Problem to solve
Retype nothing but the lines from the start of the material up to and including the line with "ax.add_patch(floor)". Pictures don't belong in the copy.

Available data
* * * * * * * * *

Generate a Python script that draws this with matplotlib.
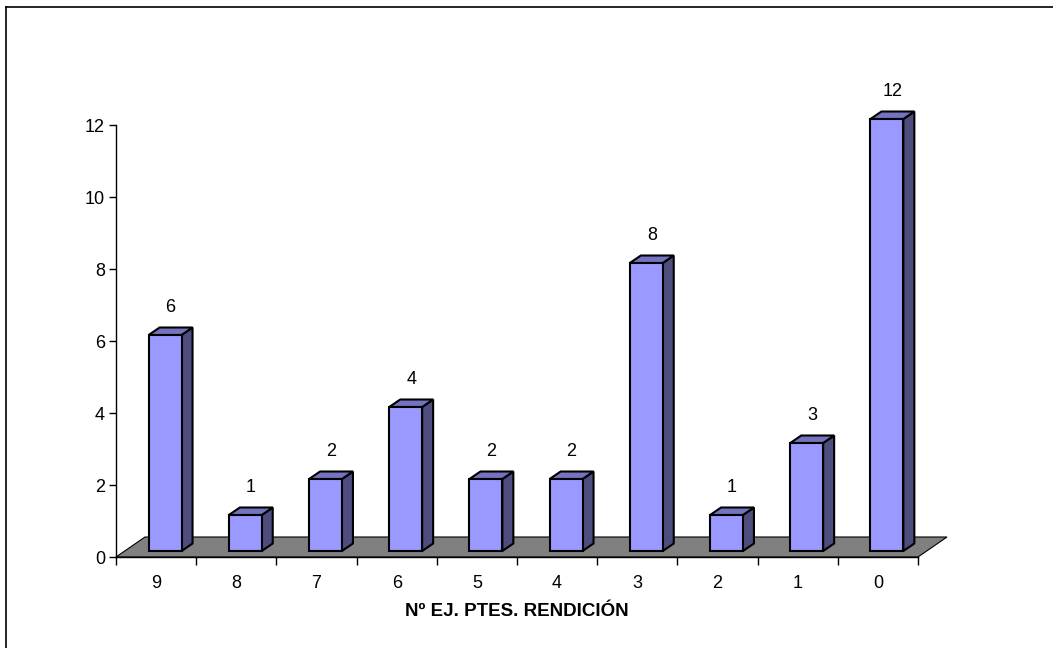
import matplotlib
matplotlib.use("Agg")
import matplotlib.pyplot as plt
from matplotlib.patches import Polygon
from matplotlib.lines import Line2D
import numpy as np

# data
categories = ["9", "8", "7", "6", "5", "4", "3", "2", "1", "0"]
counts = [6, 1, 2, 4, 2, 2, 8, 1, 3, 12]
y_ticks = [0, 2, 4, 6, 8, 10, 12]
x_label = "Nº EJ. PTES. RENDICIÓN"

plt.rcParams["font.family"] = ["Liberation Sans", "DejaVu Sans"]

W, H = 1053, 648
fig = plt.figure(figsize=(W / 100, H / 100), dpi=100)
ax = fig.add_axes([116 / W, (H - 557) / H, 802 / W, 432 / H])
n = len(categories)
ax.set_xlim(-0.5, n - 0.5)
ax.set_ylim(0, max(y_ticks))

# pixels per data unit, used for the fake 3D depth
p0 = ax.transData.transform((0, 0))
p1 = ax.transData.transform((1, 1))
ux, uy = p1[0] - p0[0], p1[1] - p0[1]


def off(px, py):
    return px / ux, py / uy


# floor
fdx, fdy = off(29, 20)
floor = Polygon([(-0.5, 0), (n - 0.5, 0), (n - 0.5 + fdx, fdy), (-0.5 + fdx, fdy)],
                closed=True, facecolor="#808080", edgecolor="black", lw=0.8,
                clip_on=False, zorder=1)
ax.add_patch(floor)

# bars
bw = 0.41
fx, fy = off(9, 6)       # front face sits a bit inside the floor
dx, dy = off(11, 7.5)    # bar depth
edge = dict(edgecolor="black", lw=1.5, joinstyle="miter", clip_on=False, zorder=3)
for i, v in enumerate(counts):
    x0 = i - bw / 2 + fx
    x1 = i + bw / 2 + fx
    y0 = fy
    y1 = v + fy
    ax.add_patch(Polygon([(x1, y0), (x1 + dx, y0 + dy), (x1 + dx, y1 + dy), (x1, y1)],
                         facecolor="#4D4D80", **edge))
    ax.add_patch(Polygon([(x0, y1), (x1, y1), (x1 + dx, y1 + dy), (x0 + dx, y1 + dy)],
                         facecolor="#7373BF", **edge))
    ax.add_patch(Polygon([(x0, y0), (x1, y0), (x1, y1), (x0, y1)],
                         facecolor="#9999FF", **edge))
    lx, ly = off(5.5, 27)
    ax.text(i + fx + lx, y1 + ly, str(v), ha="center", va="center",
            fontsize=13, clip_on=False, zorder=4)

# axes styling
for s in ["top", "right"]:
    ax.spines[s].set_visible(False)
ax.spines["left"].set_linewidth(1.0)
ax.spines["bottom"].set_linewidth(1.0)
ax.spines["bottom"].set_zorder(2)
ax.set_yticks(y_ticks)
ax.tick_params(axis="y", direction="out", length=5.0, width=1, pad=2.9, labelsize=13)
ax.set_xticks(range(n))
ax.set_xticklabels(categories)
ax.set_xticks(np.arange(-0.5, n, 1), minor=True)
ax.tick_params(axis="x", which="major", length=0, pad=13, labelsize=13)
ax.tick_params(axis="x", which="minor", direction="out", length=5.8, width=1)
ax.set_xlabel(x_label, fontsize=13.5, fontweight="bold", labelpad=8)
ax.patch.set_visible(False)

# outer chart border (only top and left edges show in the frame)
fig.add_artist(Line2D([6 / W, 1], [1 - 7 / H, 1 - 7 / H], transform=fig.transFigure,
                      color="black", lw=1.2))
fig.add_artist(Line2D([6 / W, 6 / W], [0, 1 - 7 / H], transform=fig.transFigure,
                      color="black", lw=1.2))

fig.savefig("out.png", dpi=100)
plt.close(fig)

* * * * * * * * *

Output of the task
Generate a Python script that draws this with matplotlib.
import matplotlib
matplotlib.use("Agg")
import matplotlib.pyplot as plt
from matplotlib.patches import Polygon
from matplotlib.lines import Line2D
import numpy as np

# data
categories = ["9", "8", "7", "6", "5", "4", "3", "2", "1", "0"]
counts = [6, 1, 2, 4, 2, 2, 8, 1, 3, 12]
y_ticks = [0, 2, 4, 6, 8, 10, 12]
x_label = "Nº EJ. PTES. RENDICIÓN"

plt.rcParams["font.family"] = ["Liberation Sans", "DejaVu Sans"]

W, H = 1053, 648
fig = plt.figure(figsize=(W / 100, H / 100), dpi=100)
ax = fig.add_axes([116 / W, (H - 557) / H, 802 / W, 432 / H])
n = len(categories)
ax.set_xlim(-0.5, n - 0.5)
ax.set_ylim(0, max(y_ticks))

# pixels per data unit, used for the fake 3D depth
p0 = ax.transData.transform((0, 0))
p1 = ax.transData.transform((1, 1))
ux, uy = p1[0] - p0[0], p1[1] - p0[1]


def off(px, py):
    return px / ux, py / uy


# floor
fdx, fdy = off(29, 20)
floor = Polygon([(-0.5, 0), (n - 0.5, 0), (n - 0.5 + fdx, fdy), (-0.5 + fdx, fdy)],
                closed=True, facecolor="#808080", edgecolor="black", lw=0.8,
                clip_on=False, zorder=1)
ax.add_patch(floor)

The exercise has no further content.